While testing manually, Timeout works as expected to me with actual closing of connection. With MinTime I see couple of things:

I could only see the log messages if I set up env variables export GRPC_GO_LOG_VERBOSITY_LEVEL=2 and export GRPC_GO_LOG_SEVERITY_LEVEL=info on both server and client CLI. I also have to comment this line https://github.com/etcd-io/etcd/blob/7a759c18d294698f537f8be91927354818a71e51/clientv3/logger.go#L47 So to rely on log messages, we need to think more here.
I see following log messages after enabling logging as step one above,
Server side: ERROR: 2018/10/15 22:35:18 transport: Got too many pings from the client, closing the connection.
Cline side: INFO: 2018/10/115 22:35:18 Client received GoAway with http2.ErrCodeEnhanceYourCalm.
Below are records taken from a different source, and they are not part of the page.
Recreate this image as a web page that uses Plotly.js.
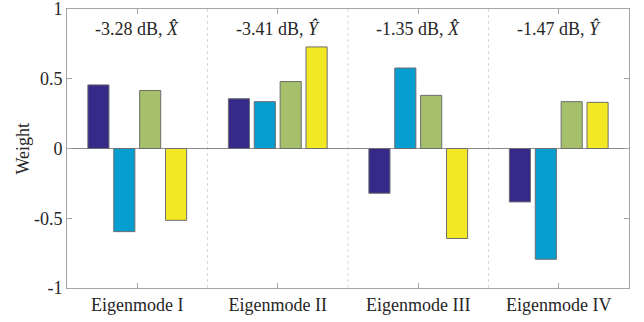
<!DOCTYPE html>
<html>
<head>
<meta charset="utf-8">
<script src="https://cdn.plot.ly/plotly-3.0.1.min.js"></script>
<style>html,body{margin:0;padding:0;background:#fff;}#chart{width:644px;height:322px;}</style>
</head>
<body>
<div id="chart"></div>
<script>
const categories = ["Eigenmode I", "Eigenmode II", "Eigenmode III", "Eigenmode IV"];
const series1 = [0.456, 0.357, -0.321, -0.383];
const series2 = [-0.596, 0.336, 0.577, -0.794];
const series3 = [0.416, 0.480, 0.381, 0.336];
const series4 = [-0.515, 0.728, -0.645, 0.331];
const groupLabels = ["-3.28 dB, <i>X\u0302</i>", "-3.41 dB, <i>Y\u0302</i>", "-1.35 dB, <i>X\u0302</i>", "-1.47 dB, <i>Y\u0302</i>"];
const yTicks = [-1, -0.5, 0, 0.5, 1];
const yTickText = ["-1", "-0.5", "0", "0.5", "1"];
const yTitle = "Weight";
const colors = ["#352a87", "#069dd0", "#a5bf6a", "#f2e824"];

const allSeries = [series1, series2, series3, series4];
const traces = allSeries.map((s, i) => ({
  type: "bar",
  x: categories,
  y: s,
  marker: {color: colors[i], line: {color: "#6e6e6e", width: 1}},
  showlegend: false,
  hoverinfo: "none"
}));

const font = {family: "'Liberation Serif', 'Times New Roman', serif", size: 18, color: "#262626"};

const shapes = [0.5, 1.5, 2.5].map(x => ({
  type: "line", xref: "x", yref: "paper", x0: x, x1: x, y0: 0, y1: 1,
  line: {color: "#d6d6d6", width: 1, dash: "dot"}, layer: "below"
}));

const annotations = categories.map((c, i) => ({
  x: c, y: 0.86, xref: "x", yref: "y", text: groupLabels[i], showarrow: false,
  font: font, yanchor: "middle", xanchor: "center"
}));
annotations.push({
  x: (22 - 67) / (644 - 67 - 15), y: 0.5, xref: "paper", yref: "paper", text: yTitle, showarrow: false,
  textangle: -90, font: font, xanchor: "center", yanchor: "middle"
});

const layout = {
  width: 644, height: 322,
  margin: {l: 67, r: 15, t: 9, b: 34},
  paper_bgcolor: "#fff", plot_bgcolor: "#fff",
  font: font,
  barmode: "group",
  bargap: 0.263,
  bargroupgap: 0.185,
  xaxis: {
    type: "category", range: [-0.5, 3.5],
    showline: true, linecolor: "#a6a6a6", linewidth: 1, mirror: "ticks",
    ticks: "inside", ticklen: 5, tickcolor: "#a6a6a6",
    showgrid: false, zeroline: false, tickfont: font, automargin: false
  },
  yaxis: {
    range: [-1, 1], tickvals: yTicks, ticktext: yTickText,
    showline: true, linecolor: "#a6a6a6", linewidth: 1, mirror: "ticks",
    ticks: "inside", ticklen: 5, tickcolor: "#a6a6a6",
    showgrid: false, zeroline: true, zerolinecolor: "#8c8c8c", zerolinewidth: 1,
    tickfont: font, ticklabeloverflow: "allow", automargin: false
  },
  shapes: shapes,
  annotations: annotations
};

Plotly.newPlot("chart", traces, layout, {displayModeBar: false, staticPlot: true});
</script>
</body>
</html>
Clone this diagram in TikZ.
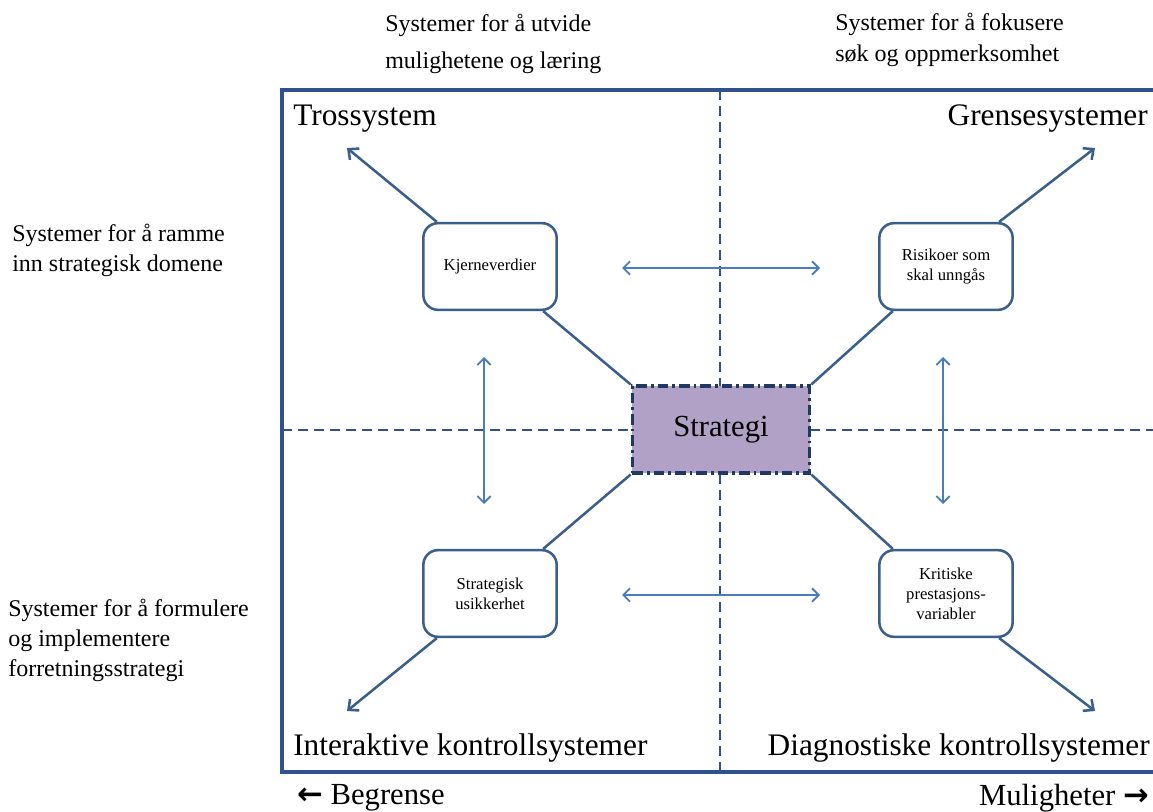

I will be working on creating the integration test but have another related question, you mentioned to use blackhole - can I use the Blackhole() or something similar on client (clientv3.New(ccfg))?, something similar to https://github.com/etcd-io/etcd/blob/7a759c18d294698f537f8be91927354818a71e51/clientv3/integration/black_hole_test.go#L91 Per what I see is the method is used for cluster members. Thanks!

spzala on 18 Oct 2018

@spzala Tests would be great. Thanks a lot!

gyuho on 18 Oct 2018

👍1

@gyuho thanks, and qq can you please help me understand how you are thinking on using blackhole on client side?. Any thoughts would be helpful. Thanks!

spzala on 18 Oct 2018

This issue has been automatically marked as stale because it has not had recent activity. It will be closed after 21 days if no further activity occurs. Thank you for your contributions.